● AIM OF THE TASK: Retype all material exactly. Pictures stay out of the copy.

── EXERCISE INPUTS

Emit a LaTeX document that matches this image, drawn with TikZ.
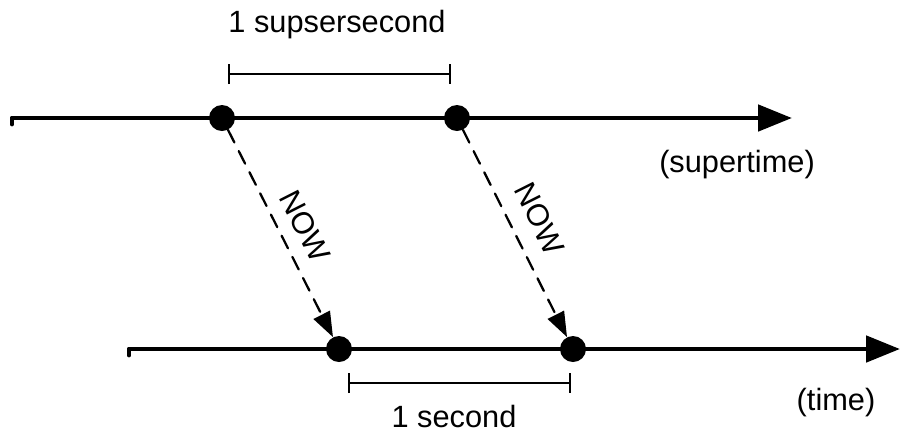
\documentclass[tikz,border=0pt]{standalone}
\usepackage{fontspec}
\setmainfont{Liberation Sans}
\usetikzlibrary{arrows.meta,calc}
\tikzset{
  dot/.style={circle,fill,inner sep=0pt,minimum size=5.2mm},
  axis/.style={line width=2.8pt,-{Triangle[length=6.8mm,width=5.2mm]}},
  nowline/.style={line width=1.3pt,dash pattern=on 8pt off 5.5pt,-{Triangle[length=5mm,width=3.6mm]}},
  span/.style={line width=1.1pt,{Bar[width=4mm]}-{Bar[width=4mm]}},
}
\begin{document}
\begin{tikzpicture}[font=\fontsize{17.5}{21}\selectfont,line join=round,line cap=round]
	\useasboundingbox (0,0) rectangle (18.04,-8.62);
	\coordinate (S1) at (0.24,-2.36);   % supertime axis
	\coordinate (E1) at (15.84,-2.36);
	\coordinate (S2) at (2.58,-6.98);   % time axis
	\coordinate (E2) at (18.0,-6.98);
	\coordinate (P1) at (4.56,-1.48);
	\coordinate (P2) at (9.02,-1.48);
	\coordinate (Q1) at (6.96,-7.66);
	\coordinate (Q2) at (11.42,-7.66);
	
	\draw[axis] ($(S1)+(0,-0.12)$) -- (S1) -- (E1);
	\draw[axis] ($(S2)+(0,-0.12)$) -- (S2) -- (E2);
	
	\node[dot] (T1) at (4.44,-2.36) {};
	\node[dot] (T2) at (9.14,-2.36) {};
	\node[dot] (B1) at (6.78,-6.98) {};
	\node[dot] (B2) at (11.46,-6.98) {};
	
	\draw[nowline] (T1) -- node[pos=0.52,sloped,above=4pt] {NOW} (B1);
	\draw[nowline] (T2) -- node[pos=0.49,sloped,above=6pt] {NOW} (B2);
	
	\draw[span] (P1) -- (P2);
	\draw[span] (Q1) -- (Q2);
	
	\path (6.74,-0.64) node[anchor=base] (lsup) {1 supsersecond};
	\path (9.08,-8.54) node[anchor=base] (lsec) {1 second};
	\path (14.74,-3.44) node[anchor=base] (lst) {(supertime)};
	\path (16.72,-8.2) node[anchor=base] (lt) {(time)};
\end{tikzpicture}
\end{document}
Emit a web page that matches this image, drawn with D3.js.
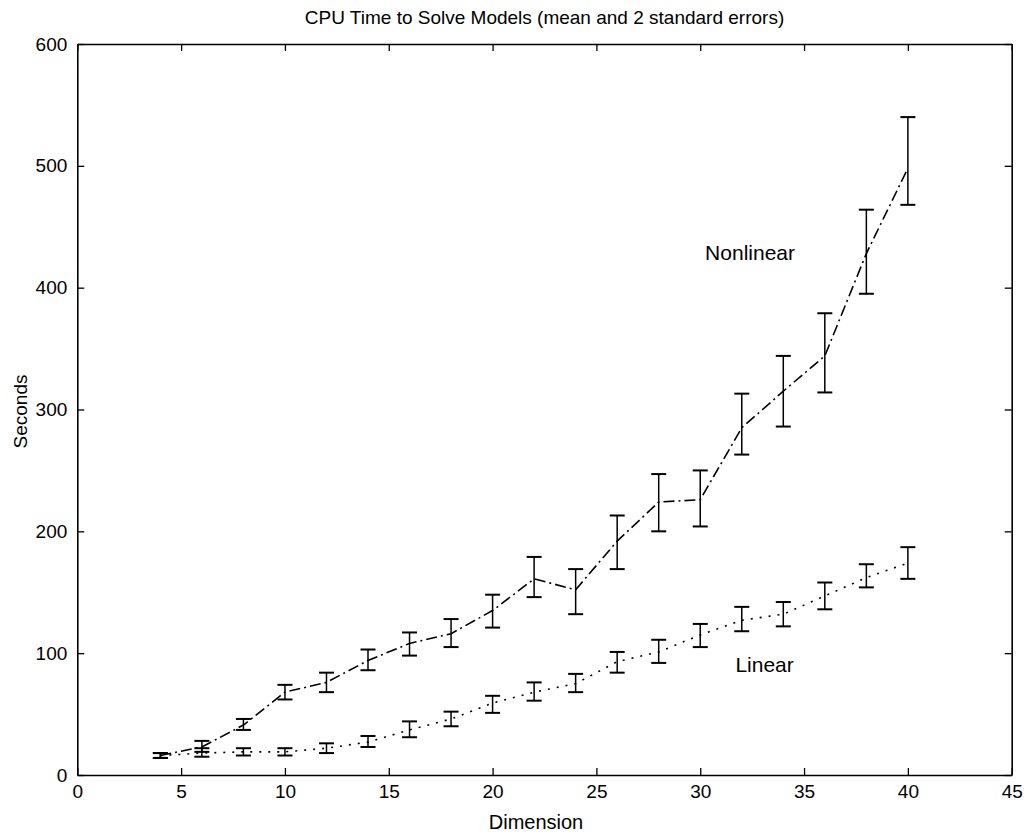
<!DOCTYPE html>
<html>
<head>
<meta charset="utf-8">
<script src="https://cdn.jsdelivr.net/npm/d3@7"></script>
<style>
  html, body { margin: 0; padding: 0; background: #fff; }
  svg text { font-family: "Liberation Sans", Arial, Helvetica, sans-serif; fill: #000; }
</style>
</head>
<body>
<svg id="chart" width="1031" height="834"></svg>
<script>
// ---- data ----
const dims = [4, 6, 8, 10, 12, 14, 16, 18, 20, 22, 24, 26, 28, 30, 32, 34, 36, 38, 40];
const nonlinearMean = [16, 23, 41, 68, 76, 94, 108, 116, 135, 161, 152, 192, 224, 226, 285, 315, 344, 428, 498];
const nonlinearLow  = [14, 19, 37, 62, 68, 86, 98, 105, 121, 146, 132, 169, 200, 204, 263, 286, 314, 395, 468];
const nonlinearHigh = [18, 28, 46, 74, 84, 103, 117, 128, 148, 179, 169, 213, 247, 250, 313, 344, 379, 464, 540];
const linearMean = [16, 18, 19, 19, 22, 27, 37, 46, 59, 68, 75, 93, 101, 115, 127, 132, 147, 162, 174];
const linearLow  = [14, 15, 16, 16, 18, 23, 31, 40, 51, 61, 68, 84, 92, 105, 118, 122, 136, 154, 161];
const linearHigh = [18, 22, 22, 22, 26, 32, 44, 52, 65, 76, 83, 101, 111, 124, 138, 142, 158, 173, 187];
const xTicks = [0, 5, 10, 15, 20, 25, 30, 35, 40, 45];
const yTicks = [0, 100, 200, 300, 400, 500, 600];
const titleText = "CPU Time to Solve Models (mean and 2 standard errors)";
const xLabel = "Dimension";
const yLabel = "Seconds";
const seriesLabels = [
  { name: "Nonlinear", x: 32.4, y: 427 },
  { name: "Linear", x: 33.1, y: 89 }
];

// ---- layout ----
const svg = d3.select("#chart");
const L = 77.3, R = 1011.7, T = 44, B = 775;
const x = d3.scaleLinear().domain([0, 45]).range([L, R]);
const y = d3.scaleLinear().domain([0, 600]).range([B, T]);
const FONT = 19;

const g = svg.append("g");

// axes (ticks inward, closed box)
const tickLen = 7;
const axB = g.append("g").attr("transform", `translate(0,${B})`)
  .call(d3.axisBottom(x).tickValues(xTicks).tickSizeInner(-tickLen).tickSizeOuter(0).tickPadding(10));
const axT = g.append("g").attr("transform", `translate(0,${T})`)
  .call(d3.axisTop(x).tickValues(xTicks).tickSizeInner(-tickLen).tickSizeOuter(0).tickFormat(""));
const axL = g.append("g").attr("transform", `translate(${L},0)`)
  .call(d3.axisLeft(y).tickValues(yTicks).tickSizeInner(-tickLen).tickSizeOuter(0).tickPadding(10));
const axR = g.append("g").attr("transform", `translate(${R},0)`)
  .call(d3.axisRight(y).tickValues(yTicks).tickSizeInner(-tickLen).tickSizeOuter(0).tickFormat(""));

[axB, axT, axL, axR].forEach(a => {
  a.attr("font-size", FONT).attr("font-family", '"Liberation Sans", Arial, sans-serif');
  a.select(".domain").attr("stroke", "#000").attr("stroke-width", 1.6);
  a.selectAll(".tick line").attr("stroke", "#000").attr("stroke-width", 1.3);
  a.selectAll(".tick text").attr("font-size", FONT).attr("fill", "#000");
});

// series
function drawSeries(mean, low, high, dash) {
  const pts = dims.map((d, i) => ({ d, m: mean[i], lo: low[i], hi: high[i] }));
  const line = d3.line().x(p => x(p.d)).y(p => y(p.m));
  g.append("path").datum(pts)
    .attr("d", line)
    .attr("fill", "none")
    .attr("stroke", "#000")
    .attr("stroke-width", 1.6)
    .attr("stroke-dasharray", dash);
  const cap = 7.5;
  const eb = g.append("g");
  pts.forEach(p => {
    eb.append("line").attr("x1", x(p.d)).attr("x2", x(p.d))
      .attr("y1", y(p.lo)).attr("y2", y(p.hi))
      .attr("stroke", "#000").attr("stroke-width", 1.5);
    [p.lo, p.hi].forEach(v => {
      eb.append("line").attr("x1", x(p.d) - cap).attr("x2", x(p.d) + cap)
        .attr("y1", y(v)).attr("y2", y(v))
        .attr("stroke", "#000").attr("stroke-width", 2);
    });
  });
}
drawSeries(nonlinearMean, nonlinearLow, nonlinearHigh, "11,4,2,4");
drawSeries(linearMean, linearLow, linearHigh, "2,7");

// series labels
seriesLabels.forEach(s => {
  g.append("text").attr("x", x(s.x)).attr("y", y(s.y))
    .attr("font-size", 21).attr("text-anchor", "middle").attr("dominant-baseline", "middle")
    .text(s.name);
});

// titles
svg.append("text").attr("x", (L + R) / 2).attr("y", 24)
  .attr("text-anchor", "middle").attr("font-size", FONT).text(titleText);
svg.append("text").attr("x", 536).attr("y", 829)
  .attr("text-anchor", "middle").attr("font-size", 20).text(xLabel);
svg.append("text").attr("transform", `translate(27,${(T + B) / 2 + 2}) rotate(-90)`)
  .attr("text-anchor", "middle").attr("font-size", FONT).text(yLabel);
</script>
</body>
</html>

────

● THE REPLY:
Emit a LaTeX document that matches this image, drawn with TikZ.
\documentclass[tikz,border=0pt]{standalone}
\usepackage{fontspec}
\setmainfont{Liberation Sans}
\usetikzlibrary{arrows.meta,calc}
\tikzset{
  dot/.style={circle,fill,inner sep=0pt,minimum size=5.2mm},
  axis/.style={line width=2.8pt,-{Triangle[length=6.8mm,width=5.2mm]}},
  nowline/.style={line width=1.3pt,dash pattern=on 8pt off 5.5pt,-{Triangle[length=5mm,width=3.6mm]}},
  span/.style={line width=1.1pt,{Bar[width=4mm]}-{Bar[width=4mm]}},
}
\begin{document}
\begin{tikzpicture}[font=\fontsize{17.5}{21}\selectfont,line join=round,line cap=round]
	\useasboundingbox (0,0) rectangle (18.04,-8.62);
	\coordinate (S1) at (0.24,-2.36);   % supertime axis
	\coordinate (E1) at (15.84,-2.36);
	\coordinate (S2) at (2.58,-6.98);   % time axis
	\coordinate (E2) at (18.0,-6.98);
	\coordinate (P1) at (4.56,-1.48);
	\coordinate (P2) at (9.02,-1.48);
	\coordinate (Q1) at (6.96,-7.66);
	\coordinate (Q2) at (11.42,-7.66);
	
	\draw[axis] ($(S1)+(0,-0.12)$) -- (S1) -- (E1);
	\draw[axis] ($(S2)+(0,-0.12)$) -- (S2) -- (E2);
	
	\node[dot] (T1) at (4.44,-2.36) {};
	\node[dot] (T2) at (9.14,-2.36) {};
	\node[dot] (B1) at (6.78,-6.98) {};
	\node[dot] (B2) at (11.46,-6.98) {};
	
	\draw[nowline] (T1) -- node[pos=0.52,sloped,above=4pt] {NOW} (B1);
	\draw[nowline] (T2) -- node[pos=0.49,sloped,above=6pt] {NOW} (B2);
	
	\draw[span] (P1) -- (P2);
	\draw[span] (Q1) -- (Q2);
	
	\path (6.74,-0.64) node[anchor=base] (lsup) {1 supsersecond};
	\path (9.08,-8.54) node[anchor=base] (lsec) {1 second};
	\path (14.74,-3.44) node[anchor=base] (lst) {(supertime)};
	\path (16.72,-8.2) node[anchor=base] (lt) {(time)};
\end{tikzpicture}
\end{document}
Emit a web page that matches this image, drawn with D3.js.
<!DOCTYPE html>
<html>
<head>
<meta charset="utf-8">
<script src="https://cdn.jsdelivr.net/npm/d3@7"></script>
<style>
  html, body { margin: 0; padding: 0; background: #fff; }
  svg text { font-family: "Liberation Sans", Arial, Helvetica, sans-serif; fill: #000; }
</style>
</head>
<body>
<svg id="chart" width="1031" height="834"></svg>
<script>
// ---- data ----
const dims = [4, 6, 8, 10, 12, 14, 16, 18, 20, 22, 24, 26, 28, 30, 32, 34, 36, 38, 40];
const nonlinearMean = [16, 23, 41, 68, 76, 94, 108, 116, 135, 161, 152, 192, 224, 226, 285, 315, 344, 428, 498];
const nonlinearLow  = [14, 19, 37, 62, 68, 86, 98, 105, 121, 146, 132, 169, 200, 204, 263, 286, 314, 395, 468];
const nonlinearHigh = [18, 28, 46, 74, 84, 103, 117, 128, 148, 179, 169, 213, 247, 250, 313, 344, 379, 464, 540];
const linearMean = [16, 18, 19, 19, 22, 27, 37, 46, 59, 68, 75, 93, 101, 115, 127, 132, 147, 162, 174];
const linearLow  = [14, 15, 16, 16, 18, 23, 31, 40, 51, 61, 68, 84, 92, 105, 118, 122, 136, 154, 161];
const linearHigh = [18, 22, 22, 22, 26, 32, 44, 52, 65, 76, 83, 101, 111, 124, 138, 142, 158, 173, 187];
const xTicks = [0, 5, 10, 15, 20, 25, 30, 35, 40, 45];
const yTicks = [0, 100, 200, 300, 400, 500, 600];
const titleText = "CPU Time to Solve Models (mean and 2 standard errors)";
const xLabel = "Dimension";
const yLabel = "Seconds";
const seriesLabels = [
  { name: "Nonlinear", x: 32.4, y: 427 },
  { name: "Linear", x: 33.1, y: 89 }
];

// ---- layout ----
const svg = d3.select("#chart");
const L = 77.3, R = 1011.7, T = 44, B = 775;
const x = d3.scaleLinear().domain([0, 45]).range([L, R]);
const y = d3.scaleLinear().domain([0, 600]).range([B, T]);
const FONT = 19;

const g = svg.append("g");

// axes (ticks inward, closed box)
const tickLen = 7;
const axB = g.append("g").attr("transform", `translate(0,${B})`)
  .call(d3.axisBottom(x).tickValues(xTicks).tickSizeInner(-tickLen).tickSizeOuter(0).tickPadding(10));
const axT = g.append("g").attr("transform", `translate(0,${T})`)
  .call(d3.axisTop(x).tickValues(xTicks).tickSizeInner(-tickLen).tickSizeOuter(0).tickFormat(""));
const axL = g.append("g").attr("transform", `translate(${L},0)`)
  .call(d3.axisLeft(y).tickValues(yTicks).tickSizeInner(-tickLen).tickSizeOuter(0).tickPadding(10));
const axR = g.append("g").attr("transform", `translate(${R},0)`)
  .call(d3.axisRight(y).tickValues(yTicks).tickSizeInner(-tickLen).tickSizeOuter(0).tickFormat(""));

[axB, axT, axL, axR].forEach(a => {
  a.attr("font-size", FONT).attr("font-family", '"Liberation Sans", Arial, sans-serif');
  a.select(".domain").attr("stroke", "#000").attr("stroke-width", 1.6);
  a.selectAll(".tick line").attr("stroke", "#000").attr("stroke-width", 1.3);
  a.selectAll(".tick text").attr("font-size", FONT).attr("fill", "#000");
});

// series
function drawSeries(mean, low, high, dash) {
  const pts = dims.map((d, i) => ({ d, m: mean[i], lo: low[i], hi: high[i] }));
  const line = d3.line().x(p => x(p.d)).y(p => y(p.m));
  g.append("path").datum(pts)
    .attr("d", line)
    .attr("fill", "none")
    .attr("stroke", "#000")
    .attr("stroke-width", 1.6)
    .attr("stroke-dasharray", dash);
  const cap = 7.5;
  const eb = g.append("g");
  pts.forEach(p => {
    eb.append("line").attr("x1", x(p.d)).attr("x2", x(p.d))
      .attr("y1", y(p.lo)).attr("y2", y(p.hi))
      .attr("stroke", "#000").attr("stroke-width", 1.5);
    [p.lo, p.hi].forEach(v => {
      eb.append("line").attr("x1", x(p.d) - cap).attr("x2", x(p.d) + cap)
        .attr("y1", y(v)).attr("y2", y(v))
        .attr("stroke", "#000").attr("stroke-width", 2);
    });
  });
}
drawSeries(nonlinearMean, nonlinearLow, nonlinearHigh, "11,4,2,4");
drawSeries(linearMean, linearLow, linearHigh, "2,7");

// series labels
seriesLabels.forEach(s => {
  g.append("text").attr("x", x(s.x)).attr("y", y(s.y))
    .attr("font-size", 21).attr("text-anchor", "middle").attr("dominant-baseline", "middle")
    .text(s.name);
});

// titles
svg.append("text").attr("x", (L + R) / 2).attr("y", 24)
  .attr("text-anchor", "middle").attr("font-size", FONT).text(titleText);
svg.append("text").attr("x", 536).attr("y", 829)
  .attr("text-anchor", "middle").attr("font-size", 20).text(xLabel);
svg.append("text").attr("transform", `translate(27,${(T + B) / 2 + 2}) rotate(-90)`)
  .attr("text-anchor", "middle").attr("font-size", FONT).text(yLabel);
</script>
</body>
</html>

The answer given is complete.